New and Proposed Sources: Tri-Met’s contribution of short-term bonds is a new funding source, but will be issued under the agency’s existing bond indenture and constitute 20 percent of non-Federal funding. This service is committed and programmed.
Stability and Reliability of Operating Finance Plan
The High rating reflects the stability of operating funds, sufficient projected revenue growth, and adequate cash reserves.
Agency Operating Condition: Tri-Met’s operating condition is very strong. The agency’s expense growth rate remains in balance with revenue growth rates, and Tri-Met has substantial working capital reserves on hand to cover any variations in a given year.
Operating Cost Estimates and Contingencies: Annual operating costs for Interstate MAX are estimated at $7.2 million in 2005 dollars. Operating cost estimates appear reasonable Tri-Met maintains from 2 to 3 months working capital across the life of the cash flow – a substantial reserve for covering unanticipated cash flow or cost issues.
Existing and Committed Funding: Over 68 percent of all Tri-Met’s ongoing operating revenues are projected to come from its dedicated regional employer/municipal payroll tax revenue, which is assumed to increase at an average annual rate of 7.4 percent. This projected growth is conservative compared to the historical increase of 9.6 percent. The projected farebox recovery ratio is 29 percent.
New and Proposed Sources: All proposed operating revenues currently exist.

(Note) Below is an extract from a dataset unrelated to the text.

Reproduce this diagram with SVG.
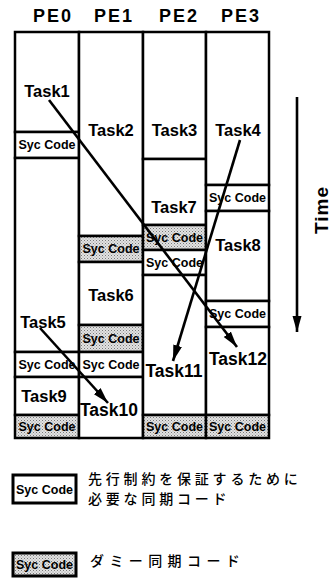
<svg xmlns="http://www.w3.org/2000/svg" width="332" height="578" viewBox="0 0 332 578">
<style>
  .cell { fill:#fff; stroke:#000; stroke-width:2.5; }
  .dummy { fill:url(#dots); stroke:#000; stroke-width:2.5; }
  .task { font-family:"Liberation Sans", Arial, sans-serif; font-weight:bold; font-size:16.5px; fill:#000; text-anchor:middle; }
  .sync { font-family:"Liberation Sans", Arial, sans-serif; font-weight:bold; font-size:12.5px; fill:#000; text-anchor:middle; }
  .head { font-family:"Liberation Sans", Arial, sans-serif; font-weight:bold; font-size:18px; letter-spacing:2px; fill:#000; text-anchor:middle; }
  .jp { font-family:"Noto Sans CJK JP", sans-serif; font-weight:500; font-size:14px; fill:#000; }
  .conn { stroke:#000; stroke-width:2.6; fill:none; }
</style>
<defs>
  <pattern id="dots" width="3" height="3" patternUnits="userSpaceOnUse">
    <rect width="3" height="3" fill="#e2e2e2"/>
    <rect x="0" y="0" width="1" height="1" fill="#7a7a7a"/>
    <rect x="1.5" y="1.5" width="1" height="1" fill="#9a9a9a"/>
  </pattern>
  <marker id="arr" markerUnits="userSpaceOnUse" markerWidth="17" markerHeight="10" refX="16" refY="4.5" orient="auto">
    <path d="M0,0 L16,4.5 L0,9 z" fill="#000"/>
  </marker>
</defs>
<rect width="332" height="578" fill="#fff"/>

<g id="headers">
  <text class="head" x="53" y="22">PE0</text>
  <text class="head" x="114" y="22">PE1</text>
  <text class="head" x="179" y="22">PE2</text>
  <text class="head" x="241" y="22">PE3</text>
</g>

<!-- PE0 -->
<g id="task1"><rect class="cell" x="15" y="32" width="64" height="100"/><text class="task" x="47" y="97">Task1</text></g>
<g id="pe0-sync1"><rect class="cell" x="15" y="132" width="64" height="26"/><text class="sync" x="47" y="149">Syc Code</text></g>
<g id="task5"><rect class="cell" x="15" y="158" width="64" height="194"/><text class="task" x="43" y="328">Task5</text></g>
<g id="pe0-sync2"><rect class="cell" x="15" y="352" width="64" height="25"/><text class="sync" x="47" y="369">Syc Code</text></g>
<g id="task9"><rect class="cell" x="15" y="377" width="64" height="38"/><text class="task" x="44" y="402">Task9</text></g>
<g id="pe0-sync3"><rect class="dummy" x="15" y="415" width="64" height="23"/><text class="sync" x="47" y="431">Syc Code</text></g>

<!-- PE1 -->
<g id="task2"><rect class="cell" x="79" y="32" width="64" height="204"/><text class="task" x="111" y="136">Task2</text></g>
<g id="pe1-sync1"><rect class="dummy" x="79" y="236" width="64" height="26"/><text class="sync" x="111" y="253">Syc Code</text></g>
<g id="task6"><rect class="cell" x="79" y="262" width="64" height="63"/><text class="task" x="111" y="301">Task6</text></g>
<g id="pe1-sync2"><rect class="dummy" x="79" y="325" width="64" height="27"/><text class="sync" x="111" y="343">Syc Code</text></g>
<g id="pe1-sync3"><rect class="cell" x="79" y="352" width="64" height="25"/><text class="sync" x="111" y="369">Syc Code</text></g>
<g id="task10"><rect class="cell" x="79" y="377" width="64" height="61"/><text class="task" x="109" y="416" style="font-size:17.5px">Task10</text></g>

<!-- PE2 -->
<g id="task3"><rect class="cell" x="143" y="32" width="63" height="127"/><text class="task" x="174.5" y="136">Task3</text></g>
<g id="task7"><rect class="cell" x="143" y="159" width="63" height="66"/><text class="task" x="174" y="213">Task7</text></g>
<g id="pe2-sync1"><rect class="dummy" x="143" y="225" width="63" height="25"/><text class="sync" x="174.5" y="242">Syc Code</text></g>
<g id="pe2-sync2"><rect class="cell" x="143" y="250" width="63" height="25"/><text class="sync" x="174.5" y="267">Syc Code</text></g>
<g id="task11"><rect class="cell" x="143" y="275" width="63" height="140"/><text class="task" x="174" y="377" style="font-size:17.5px">Task11</text></g>
<g id="pe2-sync3"><rect class="dummy" x="143" y="415" width="63" height="23"/><text class="sync" x="174.5" y="431">Syc Code</text></g>

<!-- PE3 -->
<g id="task4"><rect class="cell" x="206" y="32" width="63" height="153"/><text class="task" x="238" y="136">Task4</text></g>
<g id="pe3-sync1"><rect class="cell" x="206" y="185" width="63" height="26"/><text class="sync" x="237.5" y="202">Syc Code</text></g>
<g id="task8"><rect class="cell" x="206" y="211" width="63" height="90"/><text class="task" x="238" y="251">Task8</text></g>
<g id="pe3-sync2"><rect class="cell" x="206" y="301" width="63" height="26"/><text class="sync" x="237.5" y="318">Syc Code</text></g>
<g id="task12"><rect class="cell" x="206" y="327" width="63" height="88"/><text class="task" x="238" y="365" style="font-size:17.5px">Task12</text></g>
<g id="pe3-sync3"><rect class="dummy" x="206" y="415" width="63" height="23"/><text class="sync" x="237.5" y="431">Syc Code</text></g>

<g id="connectors">
  <line class="conn" x1="49" y1="100" x2="237" y2="347" marker-end="url(#arr)"/>
  <line class="conn" x1="240" y1="140" x2="173" y2="361" marker-end="url(#arr)"/>
  <line class="conn" x1="40" y1="328" x2="108" y2="403" marker-end="url(#arr)"/>
</g>

<g id="time-axis">
  <line class="conn" x1="297" y1="97" x2="297" y2="332" marker-end="url(#arr)"/>
  <text transform="translate(328,210) rotate(-90)" style="font-family:'Liberation Sans', Arial, sans-serif; font-weight:bold; font-size:19px; letter-spacing:1px; text-anchor:middle">Time</text>
</g>

<g id="legend-sync">
  <rect x="13" y="475" width="63" height="28" fill="#fff" stroke="#000" stroke-width="3"/>
  <text class="sync" x="44.5" y="494">Syc Code</text>
  <text class="jp" x="88" y="484" style="letter-spacing:3.8px">先行制約を保証するために</text>
  <text class="jp" x="88" y="504" style="letter-spacing:3.8px">必要な同期コード</text>
</g>

<g id="legend-dummy">
  <rect x="13" y="553" width="63" height="23" fill="url(#dots)" stroke="#000" stroke-width="3"/>
  <text class="sync" x="44.5" y="569">Syc Code</text>
  <text class="jp" x="90" y="566" style="letter-spacing:5.4px">ダミー同期コード</text>
</g>
</svg>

Locally Proposed Financing Plan
(Reported in $YOE)
|Proposed Source of Funds||Total Funding
|Appropriations to Date|
|Section 5309 New Starts||$257.5||$8.96 million appropriated through FY 2000|
|City of Portland||$30.0||
|Tri-Met Revenue Bonds||$38.5||
Note: Funding proposal reflects assumptions made by project sponsors, and are not DOT or FTA assumptions. Totals may not add due to rounding.